--- DATA ROWS ---
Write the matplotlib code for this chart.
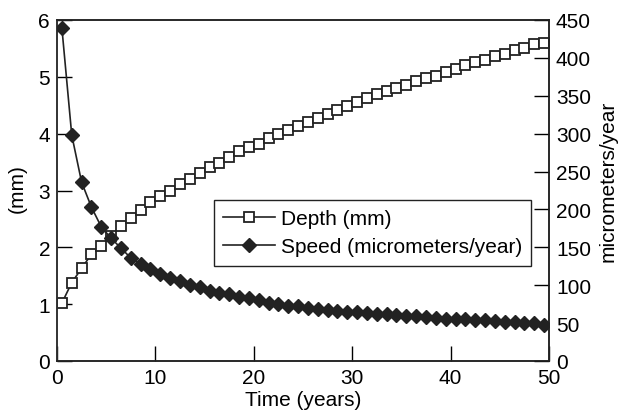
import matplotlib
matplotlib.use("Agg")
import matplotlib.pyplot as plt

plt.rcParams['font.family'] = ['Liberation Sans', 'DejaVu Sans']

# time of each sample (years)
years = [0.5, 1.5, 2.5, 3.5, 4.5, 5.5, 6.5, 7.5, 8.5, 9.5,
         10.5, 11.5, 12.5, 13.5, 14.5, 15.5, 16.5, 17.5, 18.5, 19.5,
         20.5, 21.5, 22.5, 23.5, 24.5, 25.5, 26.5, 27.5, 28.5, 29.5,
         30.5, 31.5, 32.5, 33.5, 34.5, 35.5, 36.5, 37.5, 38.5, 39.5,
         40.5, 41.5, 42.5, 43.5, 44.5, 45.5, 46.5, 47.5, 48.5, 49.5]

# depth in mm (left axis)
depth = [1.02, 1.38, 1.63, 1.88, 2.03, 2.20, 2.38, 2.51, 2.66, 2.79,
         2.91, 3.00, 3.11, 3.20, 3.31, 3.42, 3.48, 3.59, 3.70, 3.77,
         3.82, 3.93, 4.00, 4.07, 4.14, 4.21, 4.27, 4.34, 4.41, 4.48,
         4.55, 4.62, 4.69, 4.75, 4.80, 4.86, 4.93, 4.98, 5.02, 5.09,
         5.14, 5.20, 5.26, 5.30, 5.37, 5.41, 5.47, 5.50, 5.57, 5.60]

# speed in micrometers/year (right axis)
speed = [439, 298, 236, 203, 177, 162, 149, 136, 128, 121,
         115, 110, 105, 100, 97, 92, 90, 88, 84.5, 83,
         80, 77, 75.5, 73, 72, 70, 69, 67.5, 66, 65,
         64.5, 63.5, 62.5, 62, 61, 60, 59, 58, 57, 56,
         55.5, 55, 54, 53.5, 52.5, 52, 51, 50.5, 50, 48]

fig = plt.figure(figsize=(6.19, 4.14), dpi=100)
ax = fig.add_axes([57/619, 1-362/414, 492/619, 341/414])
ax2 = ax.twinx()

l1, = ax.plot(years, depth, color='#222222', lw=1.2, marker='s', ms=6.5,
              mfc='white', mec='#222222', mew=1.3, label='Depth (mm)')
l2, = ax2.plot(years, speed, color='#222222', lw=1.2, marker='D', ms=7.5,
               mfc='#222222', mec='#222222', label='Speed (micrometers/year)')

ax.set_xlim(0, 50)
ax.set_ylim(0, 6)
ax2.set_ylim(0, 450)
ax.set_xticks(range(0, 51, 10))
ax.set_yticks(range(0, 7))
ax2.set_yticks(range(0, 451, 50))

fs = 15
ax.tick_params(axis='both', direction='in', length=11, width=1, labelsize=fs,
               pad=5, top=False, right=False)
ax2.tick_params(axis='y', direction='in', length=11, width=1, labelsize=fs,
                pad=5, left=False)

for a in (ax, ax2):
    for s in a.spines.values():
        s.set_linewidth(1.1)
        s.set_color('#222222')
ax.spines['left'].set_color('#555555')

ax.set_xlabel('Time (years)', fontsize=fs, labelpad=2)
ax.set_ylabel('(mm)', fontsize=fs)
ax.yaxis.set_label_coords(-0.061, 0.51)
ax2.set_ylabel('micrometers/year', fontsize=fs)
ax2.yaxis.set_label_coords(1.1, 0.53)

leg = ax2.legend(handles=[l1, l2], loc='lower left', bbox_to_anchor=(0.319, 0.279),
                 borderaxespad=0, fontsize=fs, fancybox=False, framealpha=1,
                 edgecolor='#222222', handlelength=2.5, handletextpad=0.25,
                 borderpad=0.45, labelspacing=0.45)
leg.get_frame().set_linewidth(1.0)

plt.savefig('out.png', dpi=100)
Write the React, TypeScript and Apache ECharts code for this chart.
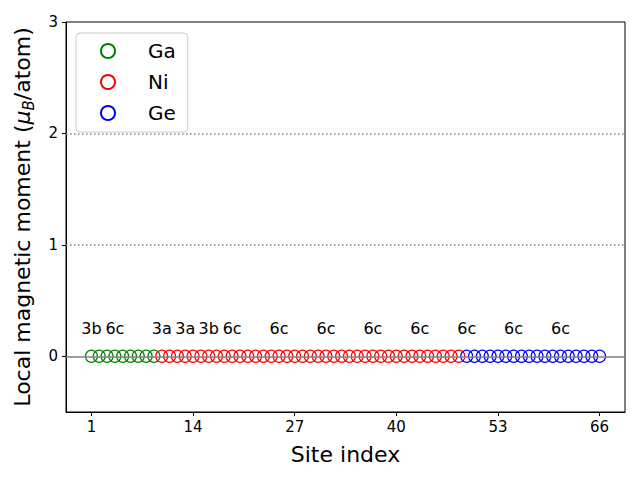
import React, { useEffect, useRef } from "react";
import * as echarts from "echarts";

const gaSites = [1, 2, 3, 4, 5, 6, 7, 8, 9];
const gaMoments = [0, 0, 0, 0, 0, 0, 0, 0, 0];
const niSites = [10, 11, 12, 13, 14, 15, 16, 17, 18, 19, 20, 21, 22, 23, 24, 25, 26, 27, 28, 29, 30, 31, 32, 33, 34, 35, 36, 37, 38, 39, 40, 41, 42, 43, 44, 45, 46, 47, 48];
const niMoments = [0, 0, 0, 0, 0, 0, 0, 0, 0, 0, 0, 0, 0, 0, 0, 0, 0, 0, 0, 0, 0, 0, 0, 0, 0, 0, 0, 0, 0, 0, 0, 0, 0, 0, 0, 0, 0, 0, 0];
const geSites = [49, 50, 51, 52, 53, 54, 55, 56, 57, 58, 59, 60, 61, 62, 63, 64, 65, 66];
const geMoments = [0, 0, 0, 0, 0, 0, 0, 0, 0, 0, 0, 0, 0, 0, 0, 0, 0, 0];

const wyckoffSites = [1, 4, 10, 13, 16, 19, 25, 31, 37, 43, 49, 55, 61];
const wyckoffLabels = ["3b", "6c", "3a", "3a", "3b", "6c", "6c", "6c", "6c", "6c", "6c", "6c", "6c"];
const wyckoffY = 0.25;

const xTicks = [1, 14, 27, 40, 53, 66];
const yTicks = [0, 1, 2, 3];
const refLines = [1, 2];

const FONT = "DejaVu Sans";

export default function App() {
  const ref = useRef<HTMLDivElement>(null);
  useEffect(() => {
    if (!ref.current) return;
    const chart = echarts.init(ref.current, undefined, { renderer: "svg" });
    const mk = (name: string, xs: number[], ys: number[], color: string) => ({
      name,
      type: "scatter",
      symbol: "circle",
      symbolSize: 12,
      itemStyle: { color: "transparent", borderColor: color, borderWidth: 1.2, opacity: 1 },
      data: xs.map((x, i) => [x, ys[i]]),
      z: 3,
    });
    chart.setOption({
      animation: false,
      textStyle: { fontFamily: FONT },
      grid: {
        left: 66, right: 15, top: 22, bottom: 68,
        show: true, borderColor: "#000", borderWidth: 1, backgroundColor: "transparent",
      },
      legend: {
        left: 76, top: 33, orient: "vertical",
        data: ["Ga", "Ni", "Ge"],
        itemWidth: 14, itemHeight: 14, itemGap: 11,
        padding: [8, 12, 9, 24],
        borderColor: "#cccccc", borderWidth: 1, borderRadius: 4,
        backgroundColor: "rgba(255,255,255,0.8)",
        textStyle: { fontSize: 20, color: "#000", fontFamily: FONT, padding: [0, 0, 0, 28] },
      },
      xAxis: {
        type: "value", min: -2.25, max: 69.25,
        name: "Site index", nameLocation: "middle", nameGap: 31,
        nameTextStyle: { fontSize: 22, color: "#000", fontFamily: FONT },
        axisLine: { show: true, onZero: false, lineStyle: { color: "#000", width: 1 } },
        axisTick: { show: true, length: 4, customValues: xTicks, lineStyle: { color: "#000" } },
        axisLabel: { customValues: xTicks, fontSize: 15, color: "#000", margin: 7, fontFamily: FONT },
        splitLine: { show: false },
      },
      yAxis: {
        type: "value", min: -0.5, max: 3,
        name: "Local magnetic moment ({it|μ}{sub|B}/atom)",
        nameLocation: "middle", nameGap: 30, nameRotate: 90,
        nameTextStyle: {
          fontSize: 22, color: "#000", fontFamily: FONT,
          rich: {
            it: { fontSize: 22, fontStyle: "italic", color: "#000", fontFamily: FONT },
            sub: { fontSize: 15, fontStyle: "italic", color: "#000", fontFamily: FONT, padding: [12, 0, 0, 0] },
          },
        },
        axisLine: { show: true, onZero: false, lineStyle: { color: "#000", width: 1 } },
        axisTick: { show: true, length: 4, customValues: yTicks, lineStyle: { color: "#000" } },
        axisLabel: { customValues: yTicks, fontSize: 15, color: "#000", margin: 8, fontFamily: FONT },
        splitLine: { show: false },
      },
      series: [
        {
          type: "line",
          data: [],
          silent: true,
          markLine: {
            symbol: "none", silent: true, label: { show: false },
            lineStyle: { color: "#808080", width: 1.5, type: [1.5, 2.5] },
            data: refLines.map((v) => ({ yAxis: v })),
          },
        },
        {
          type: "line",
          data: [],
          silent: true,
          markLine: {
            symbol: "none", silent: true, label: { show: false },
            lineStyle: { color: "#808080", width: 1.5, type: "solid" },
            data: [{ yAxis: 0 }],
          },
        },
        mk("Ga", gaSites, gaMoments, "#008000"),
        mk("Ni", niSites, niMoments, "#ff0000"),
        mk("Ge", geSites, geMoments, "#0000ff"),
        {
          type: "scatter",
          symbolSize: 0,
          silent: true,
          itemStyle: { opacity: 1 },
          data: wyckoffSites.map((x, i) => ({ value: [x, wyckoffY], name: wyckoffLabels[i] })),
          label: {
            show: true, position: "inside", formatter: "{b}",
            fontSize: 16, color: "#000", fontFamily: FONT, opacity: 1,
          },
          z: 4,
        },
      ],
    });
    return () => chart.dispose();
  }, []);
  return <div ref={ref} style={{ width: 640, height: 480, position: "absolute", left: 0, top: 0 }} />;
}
---
| WHAT THIS TASK INVOLVES |
Without the pictures, please reproduce each line of the listing above exactly, from the first one through the line bearing "plt.rcParams['font.family'] = ['Liberation".

| PROBLEM SOLUTION |
Write the matplotlib code for this chart.
import matplotlib
matplotlib.use("Agg")
import matplotlib.pyplot as plt

plt.rcParams['font.family'] = ['Liberation Sans', 'DejaVu Sans']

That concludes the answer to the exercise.